Giovanni Cattoli, Direttore sanitario IZSVeMarried, one daughter, Giovanni Cattoli graduated in veterinary medicine in Bologna, where he also obtained a PhD in Epidemiology and zoonoses control. After a three-year period in the Netherlands working as a University Researcher, in year 2000 he joined the Virology Laboratory of the IZSVe and immediately focused on avian influenza, expanding his research interests over time to other areas such as rabies, swine flu and fish diseases. He also actively participated in numerous international cooperation missions, especially in Africa and Asia.

“First of all, I would like to thank Dr. Capelli, who worked alongside me in these first three years of my term of office,” comments Director General Antonia Ricci, “bringing great scientific expertise, especially in the One Health area. She was also able to make use of her great mediating and interpersonal skills that have contributed to boosting the Institute’s ability in providing answers to the territory and in setting up a network of collaborations with prestigious research bodies at a national and international level. I wish her all the best in this new phase of her life and hope she will remain close to the IZSVe family”.

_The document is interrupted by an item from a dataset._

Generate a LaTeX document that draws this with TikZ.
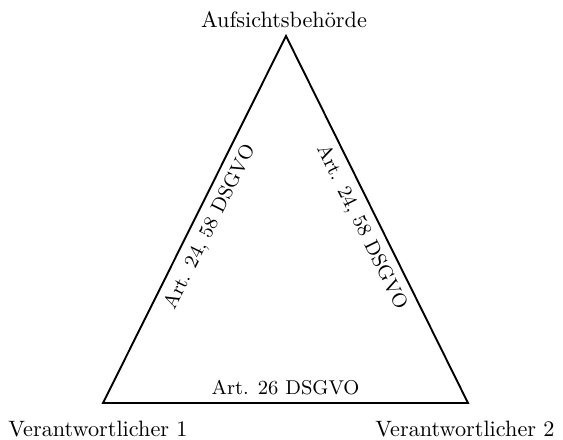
\documentclass[tikz,border=0pt]{standalone}
\usepackage{fontspec}
\begin{document}
\begin{tikzpicture}[x=0.45pt,y=-0.45pt,
  tri/.style={line width=0.85pt, line join=miter},
  lbl/.style={font=\normalsize, inner sep=3.33pt},
  elbl/.style={font=\small, inner sep=3.33pt}]
\useasboundingbox (0,0) rectangle (563,439);
\coordinate (T) at (286,36);
\coordinate (BL) at (103,403);
\coordinate (BR) at (468,403);
\node[lbl, anchor=base] (ab) at (284,28) {Aufsichtsbehörde};
\node[lbl, anchor=base] (v1) at (98,436) {Verantwortlicher 1};
\node[lbl, anchor=base] (v2) at (465,436) {Verantwortlicher 2};
\draw[tri] (BL) -- node[elbl, midway, sloped, below] (e1) {Art. 24, 58 DSGVO} (T)
  -- node[elbl, midway, sloped, below] (e2) {Art. 24, 58 DSGVO} (BR)
  -- node[elbl, midway, above] (e3) {Art. 26 DSGVO} (BL) -- cycle;
\end{tikzpicture}
\end{document}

“In having to think about a new Health Director,” Dr. Ricci continues “I was most fortunate to learn that Dr. Cattoli was more than willing to return to take up this new and challenging position. I have known Giovanni for many years and have full confidence in his qualities, both scientific and personal. He knows the Institute, and in the last years he has also enriched his already high level of proficiency with a prestigious international assignment. I am eager to partner with him and I am confident we will work well together, teaming with Administrative Director Dr. Romano, with the final common aim of developing the full potential the IZSVe can express”.

The Health Director will immediately be tasked with managing challenging issues such as bird flu, West Nile, African swine fever, just to mention a few of the most pressing emergencies.

“I am firmly convinced that today we cannot think of facing and overcoming health challenges by working alone” says Cattoli, “we have to create synergies, cooperate, have a common vision of the problems and find the best way to deal with them. The Institute has a strong territorial connotation but also a great international vocation; our goal is to make the local and global dimensions increasingly interconnected, in a dynamic and flexible way”.

“I wish to warmly thank the Management for this prestigious assignment, and the Institute in general, for all the support and collaboration I received during the years I spent in Legnaro,” Cattoli concludes. “If there is one thing that is not missing, that is motivation – this is a nice place where to work and I am sure we will do well together”.

At the UN agency, Dr. Cattoli led an international team focused on research and technology transfer applied to the control of transboundary animal diseases and zoonoses, as well as on animal genetics for improved livestock production and disease resistance. He also coordinated the global network of veterinary laboratories in Africa and Asia (VETLAB Network) aimed at international veterinary cooperation, and initiatives to promote international research on zoonoses. He is author and co-author of more than 390 scientific publications.

A very warm welcome from the whole team here at the IZSVe.